[Lines of data]
··········
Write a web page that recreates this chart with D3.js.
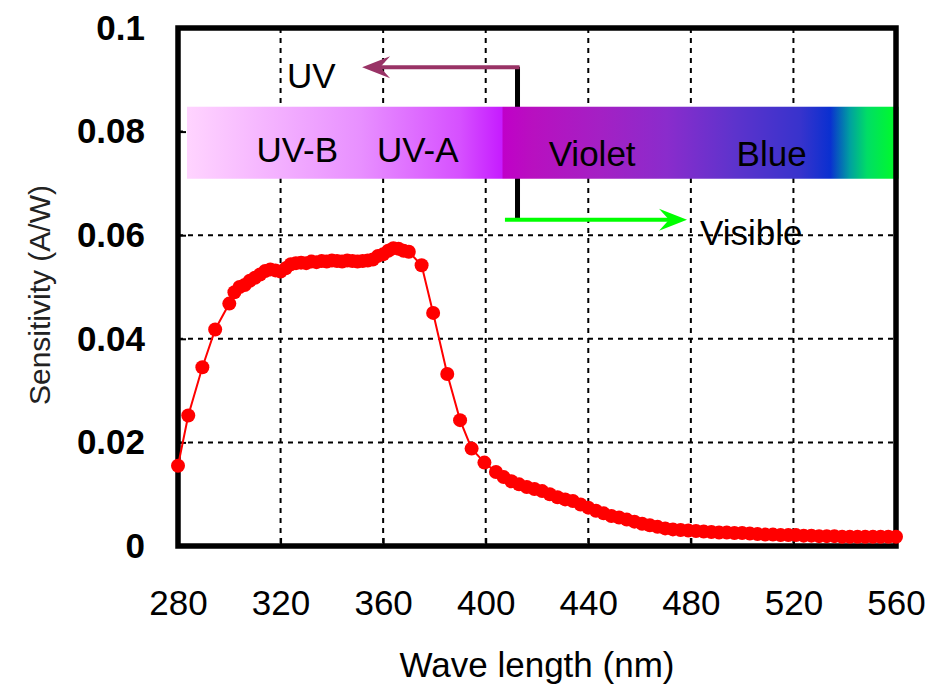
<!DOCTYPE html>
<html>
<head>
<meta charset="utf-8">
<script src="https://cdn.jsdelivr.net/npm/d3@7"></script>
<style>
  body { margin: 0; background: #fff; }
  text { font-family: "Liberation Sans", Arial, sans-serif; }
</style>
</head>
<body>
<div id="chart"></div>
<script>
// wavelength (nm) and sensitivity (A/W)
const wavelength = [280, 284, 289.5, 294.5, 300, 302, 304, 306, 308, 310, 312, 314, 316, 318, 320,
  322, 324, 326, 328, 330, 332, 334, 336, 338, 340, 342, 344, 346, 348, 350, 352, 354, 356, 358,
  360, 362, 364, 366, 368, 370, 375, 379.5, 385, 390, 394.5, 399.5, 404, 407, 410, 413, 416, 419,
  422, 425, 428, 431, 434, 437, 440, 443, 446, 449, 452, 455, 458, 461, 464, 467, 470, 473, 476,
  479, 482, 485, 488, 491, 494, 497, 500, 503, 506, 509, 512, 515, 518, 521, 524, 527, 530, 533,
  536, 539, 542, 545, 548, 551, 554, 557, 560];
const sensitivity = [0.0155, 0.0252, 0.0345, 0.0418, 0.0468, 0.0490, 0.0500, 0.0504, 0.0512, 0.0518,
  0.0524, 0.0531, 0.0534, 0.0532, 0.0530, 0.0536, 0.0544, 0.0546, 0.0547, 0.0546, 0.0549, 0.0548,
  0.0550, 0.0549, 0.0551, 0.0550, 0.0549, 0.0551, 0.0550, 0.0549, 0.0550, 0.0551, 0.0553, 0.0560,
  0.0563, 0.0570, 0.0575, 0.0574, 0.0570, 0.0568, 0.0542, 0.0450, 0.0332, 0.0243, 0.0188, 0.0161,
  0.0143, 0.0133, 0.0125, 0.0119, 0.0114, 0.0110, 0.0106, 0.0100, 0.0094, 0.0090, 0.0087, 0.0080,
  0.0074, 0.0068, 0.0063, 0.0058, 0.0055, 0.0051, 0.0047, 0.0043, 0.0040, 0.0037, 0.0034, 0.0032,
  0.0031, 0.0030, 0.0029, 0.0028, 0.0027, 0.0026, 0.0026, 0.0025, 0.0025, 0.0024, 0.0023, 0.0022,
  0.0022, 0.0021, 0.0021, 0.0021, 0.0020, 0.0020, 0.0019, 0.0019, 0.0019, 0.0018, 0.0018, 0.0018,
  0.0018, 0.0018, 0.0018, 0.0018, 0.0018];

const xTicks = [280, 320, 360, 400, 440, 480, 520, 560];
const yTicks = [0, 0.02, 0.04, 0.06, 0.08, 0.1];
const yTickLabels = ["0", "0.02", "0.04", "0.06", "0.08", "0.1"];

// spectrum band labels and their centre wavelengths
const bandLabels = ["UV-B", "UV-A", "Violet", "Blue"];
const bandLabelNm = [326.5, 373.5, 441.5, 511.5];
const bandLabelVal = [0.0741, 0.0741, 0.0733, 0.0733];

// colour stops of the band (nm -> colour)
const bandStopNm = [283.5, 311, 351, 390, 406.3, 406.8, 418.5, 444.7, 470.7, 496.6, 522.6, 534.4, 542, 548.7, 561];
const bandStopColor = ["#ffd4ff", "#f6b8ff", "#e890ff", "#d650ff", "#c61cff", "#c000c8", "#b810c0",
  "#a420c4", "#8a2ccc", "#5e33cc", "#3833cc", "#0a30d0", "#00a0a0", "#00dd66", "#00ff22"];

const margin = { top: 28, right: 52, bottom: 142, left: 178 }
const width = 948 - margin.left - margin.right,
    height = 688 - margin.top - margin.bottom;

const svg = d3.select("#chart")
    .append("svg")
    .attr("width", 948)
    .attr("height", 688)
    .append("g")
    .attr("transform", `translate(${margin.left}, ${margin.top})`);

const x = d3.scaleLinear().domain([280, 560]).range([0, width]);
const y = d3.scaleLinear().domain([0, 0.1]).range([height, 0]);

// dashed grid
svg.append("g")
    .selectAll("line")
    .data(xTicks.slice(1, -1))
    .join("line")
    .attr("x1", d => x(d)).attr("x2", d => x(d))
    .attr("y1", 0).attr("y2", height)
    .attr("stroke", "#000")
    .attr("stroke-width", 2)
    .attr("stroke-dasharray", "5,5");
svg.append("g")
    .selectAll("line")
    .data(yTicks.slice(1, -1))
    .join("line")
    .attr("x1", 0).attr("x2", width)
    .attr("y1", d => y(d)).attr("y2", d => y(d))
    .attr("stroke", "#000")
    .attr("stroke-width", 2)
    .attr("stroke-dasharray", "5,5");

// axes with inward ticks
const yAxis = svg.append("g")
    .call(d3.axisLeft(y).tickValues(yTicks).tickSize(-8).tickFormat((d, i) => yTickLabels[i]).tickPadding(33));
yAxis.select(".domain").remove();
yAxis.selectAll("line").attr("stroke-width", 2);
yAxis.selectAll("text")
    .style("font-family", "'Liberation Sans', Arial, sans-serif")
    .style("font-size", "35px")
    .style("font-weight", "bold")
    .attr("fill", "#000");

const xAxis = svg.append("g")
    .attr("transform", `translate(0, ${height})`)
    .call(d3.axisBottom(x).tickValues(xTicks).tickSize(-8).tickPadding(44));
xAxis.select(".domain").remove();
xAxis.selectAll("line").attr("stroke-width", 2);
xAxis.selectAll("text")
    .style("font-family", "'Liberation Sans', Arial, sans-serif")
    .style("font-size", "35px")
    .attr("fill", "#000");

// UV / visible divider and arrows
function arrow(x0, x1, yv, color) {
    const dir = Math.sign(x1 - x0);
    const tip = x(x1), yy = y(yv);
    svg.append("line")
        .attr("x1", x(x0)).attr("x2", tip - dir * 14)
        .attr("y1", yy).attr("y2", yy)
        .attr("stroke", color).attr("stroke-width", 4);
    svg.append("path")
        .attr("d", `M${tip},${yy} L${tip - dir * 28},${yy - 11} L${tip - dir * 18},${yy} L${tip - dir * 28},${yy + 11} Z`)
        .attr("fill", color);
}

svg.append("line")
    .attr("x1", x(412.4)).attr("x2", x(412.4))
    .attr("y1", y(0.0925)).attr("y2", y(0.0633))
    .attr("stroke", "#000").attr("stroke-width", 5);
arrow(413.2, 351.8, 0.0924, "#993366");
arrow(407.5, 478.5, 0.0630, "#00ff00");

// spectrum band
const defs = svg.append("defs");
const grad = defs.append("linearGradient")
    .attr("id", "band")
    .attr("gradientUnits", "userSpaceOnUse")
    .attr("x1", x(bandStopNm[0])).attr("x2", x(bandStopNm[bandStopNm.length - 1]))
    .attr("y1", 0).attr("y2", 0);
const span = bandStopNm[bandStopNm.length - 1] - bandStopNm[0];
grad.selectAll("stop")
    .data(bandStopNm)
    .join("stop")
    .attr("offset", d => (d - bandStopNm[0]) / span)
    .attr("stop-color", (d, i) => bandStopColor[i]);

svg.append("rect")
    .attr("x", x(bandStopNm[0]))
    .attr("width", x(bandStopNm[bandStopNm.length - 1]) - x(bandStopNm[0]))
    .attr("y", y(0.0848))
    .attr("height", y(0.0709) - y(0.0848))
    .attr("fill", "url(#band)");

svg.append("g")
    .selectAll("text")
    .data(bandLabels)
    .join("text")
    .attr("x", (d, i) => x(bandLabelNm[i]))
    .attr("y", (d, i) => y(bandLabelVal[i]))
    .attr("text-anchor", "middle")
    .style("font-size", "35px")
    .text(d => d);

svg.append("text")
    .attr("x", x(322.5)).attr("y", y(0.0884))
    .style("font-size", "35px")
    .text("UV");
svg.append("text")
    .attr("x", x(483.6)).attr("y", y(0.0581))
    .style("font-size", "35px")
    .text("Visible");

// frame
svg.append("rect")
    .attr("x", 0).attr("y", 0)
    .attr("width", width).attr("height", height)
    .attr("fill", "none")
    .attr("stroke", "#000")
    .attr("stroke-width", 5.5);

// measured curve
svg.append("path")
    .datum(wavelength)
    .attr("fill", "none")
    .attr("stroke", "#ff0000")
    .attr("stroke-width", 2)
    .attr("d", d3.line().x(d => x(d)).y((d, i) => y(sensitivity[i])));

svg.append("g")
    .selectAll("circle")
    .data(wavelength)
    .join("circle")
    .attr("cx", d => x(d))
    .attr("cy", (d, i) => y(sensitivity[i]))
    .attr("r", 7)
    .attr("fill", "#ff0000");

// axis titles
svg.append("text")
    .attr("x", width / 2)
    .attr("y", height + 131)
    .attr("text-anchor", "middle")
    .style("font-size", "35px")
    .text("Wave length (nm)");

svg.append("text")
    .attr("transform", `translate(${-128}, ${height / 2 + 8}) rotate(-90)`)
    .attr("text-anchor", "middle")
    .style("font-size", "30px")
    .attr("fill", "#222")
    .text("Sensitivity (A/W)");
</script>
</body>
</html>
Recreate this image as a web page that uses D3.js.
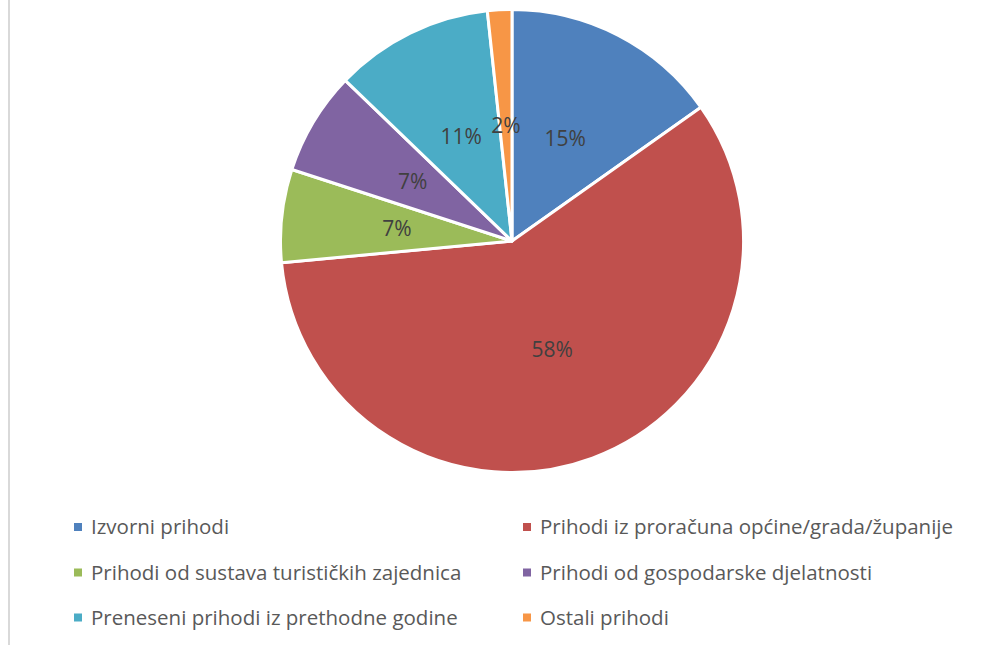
··········
Identify all lines where the word "chart" shows up. Copy them.

Write a web page that recreates this chart with D3.js.
<div id="chart"></div>
const svg = d3.select("#chart")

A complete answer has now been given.